D'ANVERS ET CONTRE TOUS
Celle-là, on me l'a déjà faite plein de fois ! Dans Les Inrocks, ils m'avaient décrit comme "l'électron libre de la chanson française", et ça m'a collé à la peau. Moi, j'aimerais avoir une famille, appartenir à un courant, mais je suis toujours en marge. Au début, mon égo était satisfait d'être inclassable, mais maintenant j'aimerais bien être classable.
D'ANVERS CINGETORIX
Bizarrement, je suis un chanteur français, mais je n'écoute quasiment que de la musique anglo-saxonne. Je venais du post-rock à la base, Labradford, Mogwai, Slint, et soudain il y a eu Diabologum. Je m'étais déjà dit que je déclamerais des textes sur du rock, et eux le faisaient bien. Donc, j'ai monté Polagirl pour faire le lien entre toutes ces influences. Je chantais en anglais avant, et soudain, en français, je me suis rendu compte que j'étais compris, le regard des gens changeait pendant les concerts, ils écoutaient car ils comprenaient ce que je disais. C'est tout con, mais ça marque.

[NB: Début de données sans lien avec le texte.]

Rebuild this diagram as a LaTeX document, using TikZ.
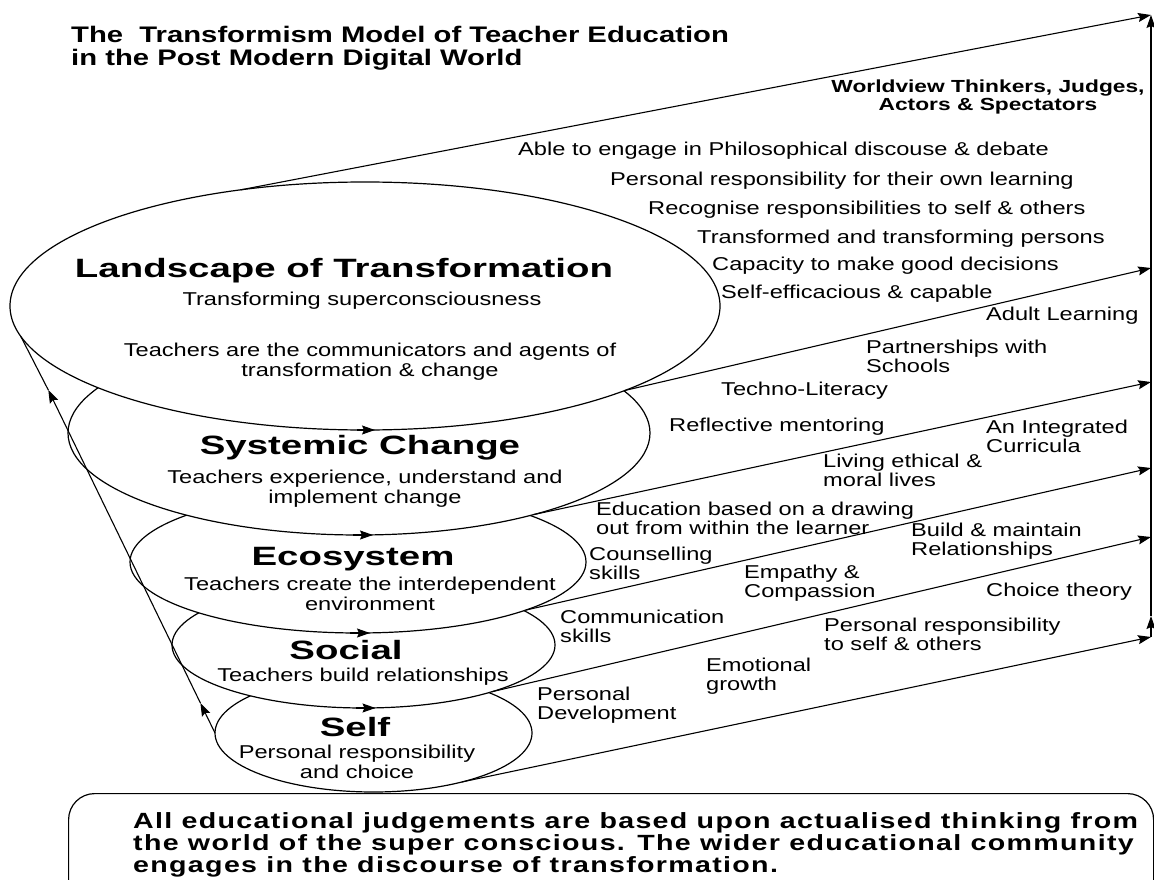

Ensuite, sur mes deuxième et troisième albums, j'essayais d'avoir une oreille vers TV on the radio ou The National en adaptant ça à mon identité de chanteur français. Mais si je cherche à avoir les mêmes sons que les américains, je me marginalise, donc je me concentre maintenant sur les codes qui permettent de me situer ici, en France.
JOSEPH D'EMMERDES
Parfois, on se dit que la vie serait plus simple si on faisait un autre métier. Mais tout le monde a ses emmerdes, à son échelle. Bon, c'est sûr qu'en tant que personnalité publique, quand tu es reconnu, les gens s'intéressent plus à toi que si tu était bijoutier dans la banlieue de Nevers, on va t'aimer ou te détester, ce qui peut t'attirer des emmerdes. Alors parfois, en période de promo intensive, je rêve d'être jardinier, de planter des trucs et de les regarder pousser depuis ma maison, peinard, mais pas pour l'instant. Et je ne suis même pas sûr que je le fasse un jour. On a toujours le fantasme d'être ce qu'on n'est pas, finalement.
D'ANVERS tu des pouvoirs qui me sont conférés, je déclare cette interview terminée.